7. Waterproofing and Sealing
- Apply EPDM rubber tape over all roof penetrations (if any). For ballast systems, place a protective mat (e.g., rubberized fleece) between the frame and membrane to distribute load.
- Seal rail‑to‑roof joints with a polyurethane sealant that remains flexible after cure (temperature range –30 °C to +80 °C).
- Inspect all cable entry points, ensuring IP 67 rated conduit glands are used.
- Perform a water‑test by sprinkling the roof with a garden hose while monitoring for leaks inside the building.

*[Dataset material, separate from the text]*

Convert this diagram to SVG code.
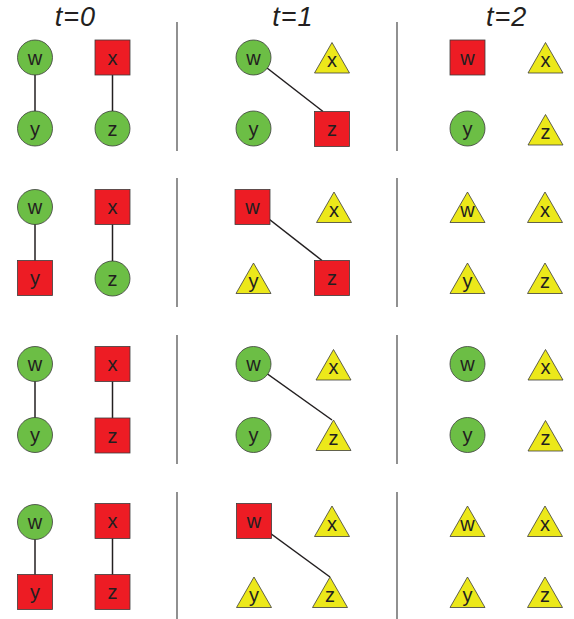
<svg xmlns="http://www.w3.org/2000/svg" xmlns:xlink="http://www.w3.org/1999/xlink" width="574" height="619" viewBox="0 0 574 619">
<style>
.g{fill:#6cbe45;stroke:#3c3c3c;stroke-width:0.8}
.r{fill:#ed1c24;stroke:#3c3c3c;stroke-width:0.8}
.y{fill:#ece81a;stroke:#3c3c3c;stroke-width:0.8}
.lbl{font-family:"Liberation Sans",Arial,sans-serif;font-size:20px;fill:#231f20;text-anchor:middle}
.hdr{font-family:"Liberation Sans",Arial,sans-serif;font-size:27px;font-style:italic;fill:#231f20;text-anchor:middle;letter-spacing:1px}
.edge{stroke:#231f20;stroke-width:1.5;fill:none}
.div{stroke:#555;stroke-width:1.3}
</style>
<defs>
<circle id="C" cx="0" cy="0" r="17.5"/>
<rect id="S" x="-17.5" y="-17.5" width="35" height="35"/>
<polygon id="T" points="0,-15 17.5,15.5 -17.5,15.5"/>
</defs>

<g id="headers">
<text class="hdr" x="75.5" y="26">t=0</text>
<text class="hdr" x="293" y="26">t=1</text>
<text class="hdr" x="506.7" y="26">t=2</text>
</g>

<g id="dividers">
<line class="div" x1="177" y1="22" x2="177" y2="151"/>
<line class="div" x1="397" y1="22" x2="397" y2="151"/>
<line class="div" x1="177" y1="178" x2="177" y2="307"/>
<line class="div" x1="397" y1="178" x2="397" y2="307"/>
<line class="div" x1="177" y1="335" x2="177" y2="464"/>
<line class="div" x1="397" y1="335" x2="397" y2="464"/>
<line class="div" x1="177" y1="492" x2="177" y2="619"/>
<line class="div" x1="397" y1="492" x2="397" y2="619"/>
</g>

<g id="connectors">
<line class="edge" x1="35" y1="57.5" x2="35" y2="128.5"/>
<line class="edge" x1="112.5" y1="57.5" x2="112.5" y2="128.5"/>
<line class="edge" x1="253.5" y1="57.5" x2="323" y2="111.5"/>
<line class="edge" x1="35" y1="207" x2="35" y2="278"/>
<line class="edge" x1="112.5" y1="207" x2="112.5" y2="278"/>
<line class="edge" x1="253.5" y1="207" x2="322" y2="260.5"/>
<line class="edge" x1="35" y1="364" x2="35" y2="435"/>
<line class="edge" x1="112.5" y1="364" x2="112.5" y2="435"/>
<line class="edge" x1="253.5" y1="364" x2="332" y2="420"/>
<line class="edge" x1="35" y1="521" x2="35" y2="592"/>
<line class="edge" x1="112.5" y1="521" x2="112.5" y2="592"/>
<line class="edge" x1="253.5" y1="521" x2="330" y2="577"/>
</g>

<!-- Row 1 -->
<g id="r1-t0-w" transform="translate(35,57.5)"><use href="#C" class="g"/><text class="lbl" y="7">w</text></g>
<g id="r1-t0-x" transform="translate(112.5,57.5)"><use href="#S" class="r"/><text class="lbl" y="7">x</text></g>
<g id="r1-t0-y" transform="translate(35,128.5)"><use href="#C" class="g"/><text class="lbl" y="7">y</text></g>
<g id="r1-t0-z" transform="translate(112.5,128.5)"><use href="#C" class="g"/><text class="lbl" y="7">z</text></g>
<g id="r1-t1-w" transform="translate(253.5,57.5)"><use href="#C" class="g"/><text class="lbl" y="7">w</text></g>
<g id="r1-t1-x" transform="translate(332,57.5)"><use href="#T" class="y"/><text class="lbl" y="9.5">x</text></g>
<g id="r1-t1-y" transform="translate(253.5,128.5)"><use href="#C" class="g"/><text class="lbl" y="7">y</text></g>
<g id="r1-t1-z" transform="translate(332,129)"><use href="#S" class="r"/><text class="lbl" y="7">z</text></g>
<g id="r1-t2-w" transform="translate(467.5,57.5)"><use href="#S" class="r"/><text class="lbl" y="7">w</text></g>
<g id="r1-t2-x" transform="translate(545.5,57.5)"><use href="#T" class="y"/><text class="lbl" y="9.5">x</text></g>
<g id="r1-t2-y" transform="translate(467.5,128.5)"><use href="#C" class="g"/><text class="lbl" y="7">y</text></g>
<g id="r1-t2-z" transform="translate(545.5,129.5)"><use href="#T" class="y"/><text class="lbl" y="9.5">z</text></g>

<!-- Row 2 -->
<g id="r2-t0-w" transform="translate(35,207)"><use href="#C" class="g"/><text class="lbl" y="7">w</text></g>
<g id="r2-t0-x" transform="translate(112.5,207)"><use href="#S" class="r"/><text class="lbl" y="7">x</text></g>
<g id="r2-t0-y" transform="translate(35,278)"><use href="#S" class="r"/><text class="lbl" y="7">y</text></g>
<g id="r2-t0-z" transform="translate(112.5,278.5)"><use href="#C" class="g"/><text class="lbl" y="7">z</text></g>
<g id="r2-t1-w" transform="translate(252.5,207)"><use href="#S" class="r"/><text class="lbl" y="7">w</text></g>
<g id="r2-t1-x" transform="translate(334,207)"><use href="#T" class="y"/><text class="lbl" y="9.5">x</text></g>
<g id="r2-t1-y" transform="translate(253.5,278)"><use href="#T" class="y"/><text class="lbl" y="9.5">y</text></g>
<g id="r2-t1-z" transform="translate(332,278)"><use href="#S" class="r"/><text class="lbl" y="7">z</text></g>
<g id="r2-t2-w" transform="translate(467.5,207)"><use href="#T" class="y"/><text class="lbl" y="9.5">w</text></g>
<g id="r2-t2-x" transform="translate(545,207)"><use href="#T" class="y"/><text class="lbl" y="9.5">x</text></g>
<g id="r2-t2-y" transform="translate(467.5,278)"><use href="#T" class="y"/><text class="lbl" y="9.5">y</text></g>
<g id="r2-t2-z" transform="translate(545,278)"><use href="#T" class="y"/><text class="lbl" y="9.5">z</text></g>

<!-- Row 3 -->
<g id="r3-t0-w" transform="translate(35,364)"><use href="#C" class="g"/><text class="lbl" y="7">w</text></g>
<g id="r3-t0-x" transform="translate(112.5,364)"><use href="#S" class="r"/><text class="lbl" y="7">x</text></g>
<g id="r3-t0-y" transform="translate(35,435)"><use href="#C" class="g"/><text class="lbl" y="7">y</text></g>
<g id="r3-t0-z" transform="translate(112.5,435.5)"><use href="#S" class="r"/><text class="lbl" y="7">z</text></g>
<g id="r3-t1-w" transform="translate(253.5,364)"><use href="#C" class="g"/><text class="lbl" y="7">w</text></g>
<g id="r3-t1-x" transform="translate(333.5,364.5)"><use href="#T" class="y"/><text class="lbl" y="9.5">x</text></g>
<g id="r3-t1-y" transform="translate(253.5,435)"><use href="#C" class="g"/><text class="lbl" y="7">y</text></g>
<g id="r3-t1-z" transform="translate(333.5,435)"><use href="#T" class="y"/><text class="lbl" y="9.5">z</text></g>
<g id="r3-t2-w" transform="translate(467.5,364)"><use href="#C" class="g"/><text class="lbl" y="7">w</text></g>
<g id="r3-t2-x" transform="translate(545.5,364.5)"><use href="#T" class="y"/><text class="lbl" y="9.5">x</text></g>
<g id="r3-t2-y" transform="translate(467.5,435)"><use href="#C" class="g"/><text class="lbl" y="7">y</text></g>
<g id="r3-t2-z" transform="translate(545.5,435.5)"><use href="#T" class="y"/><text class="lbl" y="9.5">z</text></g>

<!-- Row 4 -->
<g id="r4-t0-w" transform="translate(35,522)"><use href="#C" class="g"/><text class="lbl" y="7">w</text></g>
<g id="r4-t0-x" transform="translate(112.5,521)"><use href="#S" class="r"/><text class="lbl" y="7">x</text></g>
<g id="r4-t0-y" transform="translate(35,592)"><use href="#S" class="r"/><text class="lbl" y="7">y</text></g>
<g id="r4-t0-z" transform="translate(112.5,592)"><use href="#S" class="r"/><text class="lbl" y="7">z</text></g>
<g id="r4-t1-w" transform="translate(254,521)"><use href="#S" class="r"/><text class="lbl" y="7">w</text></g>
<g id="r4-t1-x" transform="translate(332,521)"><use href="#T" class="y"/><text class="lbl" y="9.5">x</text></g>
<g id="r4-t1-y" transform="translate(254,592)"><use href="#T" class="y"/><text class="lbl" y="9.5">y</text></g>
<g id="r4-t1-z" transform="translate(330,592)"><use href="#T" class="y"/><text class="lbl" y="9.5">z</text></g>
<g id="r4-t2-w" transform="translate(467.5,521)"><use href="#T" class="y"/><text class="lbl" y="9.5">w</text></g>
<g id="r4-t2-x" transform="translate(545,521)"><use href="#T" class="y"/><text class="lbl" y="9.5">x</text></g>
<g id="r4-t2-y" transform="translate(467.5,592)"><use href="#T" class="y"/><text class="lbl" y="9.5">y</text></g>
<g id="r4-t2-z" transform="translate(545,592)"><use href="#T" class="y"/><text class="lbl" y="9.5">z</text></g>
</svg>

8. Regulatory and Permit Considerations
Even a modest “Balkonkraftwerk” may require a building permit or at least a notification to the local authority, depending on roof area and height:
- In Germany, installations ≤ 2 kW can often be reported under the “Small PV‑System” notification (EEG § 6). However, if the roof is part of a heritage‑protected building or lies within a flight‑path zone, additional approvals may be needed.
- Check the local grid operator’s requirements for inverter certification (e.g., VDE‑AR‑N 4105) and metering.
- If you use second‑hand modules, keep the original data sheet and any performance test reports to demonstrate compliance with safety standards.
9. Maintenance Tips
- Quarterly visual inspection – check for loose clamps, corrosion, or debris accumulation.
- Annual cleaning – use a soft brush and de‑ionized water to remove dust; avoid high‑pressure washers that could damage the anti‑reflective coating.
- Performance monitoring – integrate the inverter with a Wi‑Fi logger to track daily yield; a sudden drop > 10 % may indicate a faulty module or wiring issue.
- Sealant re‑application – inspect waterproof seals every 5 years and replace as needed to prevent water ingress.
By following these steps—starting with a rigorous roof load assessment, selecting a proven mounting solution, ensuring weathertight sealing, and adhering to local regulations—you can safely install a second‑hand Balkonkraftwerk on a flat roof and enjoy clean electricity for decades. The key is to treat each stage as a non‑negotiable part of the overall system reliability, not as an optional extra.